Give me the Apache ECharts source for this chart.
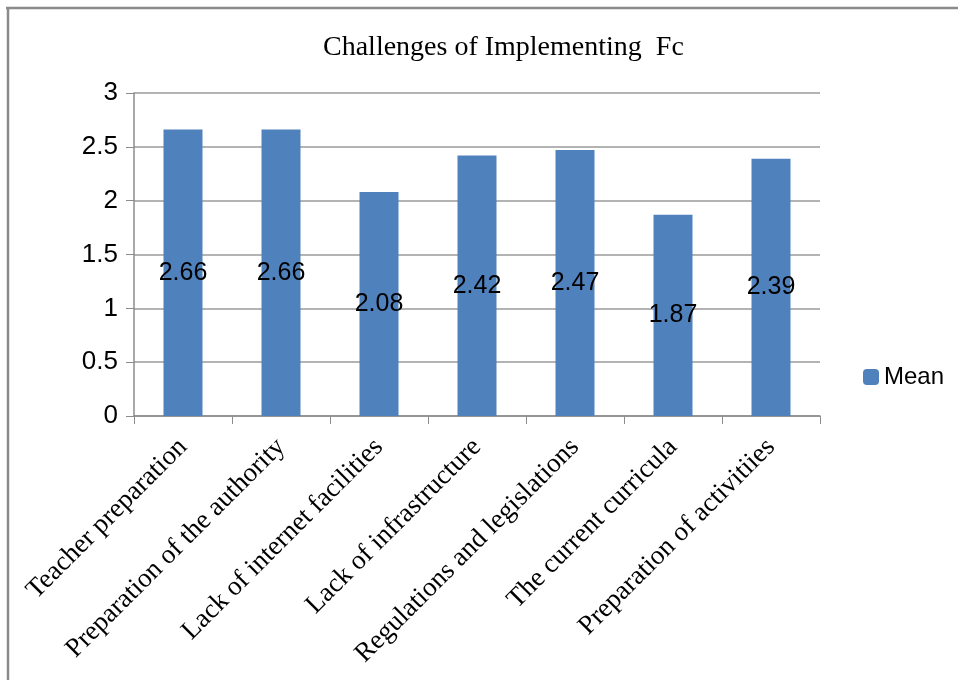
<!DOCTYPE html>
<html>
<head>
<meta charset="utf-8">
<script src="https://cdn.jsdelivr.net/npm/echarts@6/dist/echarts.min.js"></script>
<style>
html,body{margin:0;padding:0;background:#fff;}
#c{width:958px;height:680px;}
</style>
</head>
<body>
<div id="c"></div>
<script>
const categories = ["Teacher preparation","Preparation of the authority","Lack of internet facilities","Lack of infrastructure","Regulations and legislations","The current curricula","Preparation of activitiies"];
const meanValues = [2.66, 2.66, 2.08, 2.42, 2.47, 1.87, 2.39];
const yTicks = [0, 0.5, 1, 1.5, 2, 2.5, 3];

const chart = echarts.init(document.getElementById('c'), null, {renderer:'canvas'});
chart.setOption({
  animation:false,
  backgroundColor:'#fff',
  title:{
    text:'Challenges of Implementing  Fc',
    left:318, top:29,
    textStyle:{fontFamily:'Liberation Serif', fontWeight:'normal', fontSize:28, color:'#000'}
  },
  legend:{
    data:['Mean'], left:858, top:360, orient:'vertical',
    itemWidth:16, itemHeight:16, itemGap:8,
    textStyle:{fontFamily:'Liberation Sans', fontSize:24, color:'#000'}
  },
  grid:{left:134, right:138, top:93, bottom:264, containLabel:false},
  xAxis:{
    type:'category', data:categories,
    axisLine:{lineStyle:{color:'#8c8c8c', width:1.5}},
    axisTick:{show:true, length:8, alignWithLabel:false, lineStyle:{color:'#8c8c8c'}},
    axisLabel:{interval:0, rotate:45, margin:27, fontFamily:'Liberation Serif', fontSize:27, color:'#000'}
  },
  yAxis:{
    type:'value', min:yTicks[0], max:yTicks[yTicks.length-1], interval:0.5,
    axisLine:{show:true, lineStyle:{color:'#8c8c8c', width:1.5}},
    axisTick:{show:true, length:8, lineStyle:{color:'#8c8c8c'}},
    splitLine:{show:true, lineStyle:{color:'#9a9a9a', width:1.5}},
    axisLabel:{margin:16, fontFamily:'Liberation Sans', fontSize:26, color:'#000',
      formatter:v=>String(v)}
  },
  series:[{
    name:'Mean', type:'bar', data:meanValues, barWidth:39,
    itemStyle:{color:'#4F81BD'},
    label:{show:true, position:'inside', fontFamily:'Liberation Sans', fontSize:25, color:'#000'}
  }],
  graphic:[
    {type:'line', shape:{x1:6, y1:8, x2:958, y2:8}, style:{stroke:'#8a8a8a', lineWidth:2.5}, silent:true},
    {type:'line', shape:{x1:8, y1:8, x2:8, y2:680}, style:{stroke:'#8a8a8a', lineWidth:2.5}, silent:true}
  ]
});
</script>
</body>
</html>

==========

__Prompt__.
Reproduce the whole listing exactly, but not the images in it.

__Finished task__.
Give me the Apache ECharts source for this chart.
<!DOCTYPE html>
<html>
<head>
<meta charset="utf-8">
<script src="https://cdn.jsdelivr.net/npm/echarts@6/dist/echarts.min.js"></script>
<style>
html,body{margin:0;padding:0;background:#fff;}
#c{width:958px;height:680px;}
</style>
</head>
<body>
<div id="c"></div>
<script>
const categories = ["Teacher preparation","Preparation of the authority","Lack of internet facilities","Lack of infrastructure","Regulations and legislations","The current curricula","Preparation of activitiies"];
const meanValues = [2.66, 2.66, 2.08, 2.42, 2.47, 1.87, 2.39];
const yTicks = [0, 0.5, 1, 1.5, 2, 2.5, 3];

const chart = echarts.init(document.getElementById('c'), null, {renderer:'canvas'});
chart.setOption({
  animation:false,
  backgroundColor:'#fff',
  title:{
    text:'Challenges of Implementing  Fc',
    left:318, top:29,
    textStyle:{fontFamily:'Liberation Serif', fontWeight:'normal', fontSize:28, color:'#000'}
  },
  legend:{
    data:['Mean'], left:858, top:360, orient:'vertical',
    itemWidth:16, itemHeight:16, itemGap:8,
    textStyle:{fontFamily:'Liberation Sans', fontSize:24, color:'#000'}
  },
  grid:{left:134, right:138, top:93, bottom:264, containLabel:false},
  xAxis:{
    type:'category', data:categories,
    axisLine:{lineStyle:{color:'#8c8c8c', width:1.5}},
    axisTick:{show:true, length:8, alignWithLabel:false, lineStyle:{color:'#8c8c8c'}},
    axisLabel:{interval:0, rotate:45, margin:27, fontFamily:'Liberation Serif', fontSize:27, color:'#000'}
  },
  yAxis:{
    type:'value', min:yTicks[0], max:yTicks[yTicks.length-1], interval:0.5,
    axisLine:{show:true, lineStyle:{color:'#8c8c8c', width:1.5}},
    axisTick:{show:true, length:8, lineStyle:{color:'#8c8c8c'}},
    splitLine:{show:true, lineStyle:{color:'#9a9a9a', width:1.5}},
    axisLabel:{margin:16, fontFamily:'Liberation Sans', fontSize:26, color:'#000',
      formatter:v=>String(v)}
  },
  series:[{
    name:'Mean', type:'bar', data:meanValues, barWidth:39,
    itemStyle:{color:'#4F81BD'},
    label:{show:true, position:'inside', fontFamily:'Liberation Sans', fontSize:25, color:'#000'}
  }],
  graphic:[
    {type:'line', shape:{x1:6, y1:8, x2:958, y2:8}, style:{stroke:'#8a8a8a', lineWidth:2.5}, silent:true},
    {type:'line', shape:{x1:8, y1:8, x2:8, y2:680}, style:{stroke:'#8a8a8a', lineWidth:2.5}, silent:true}
  ]
});
</script>
</body>
</html>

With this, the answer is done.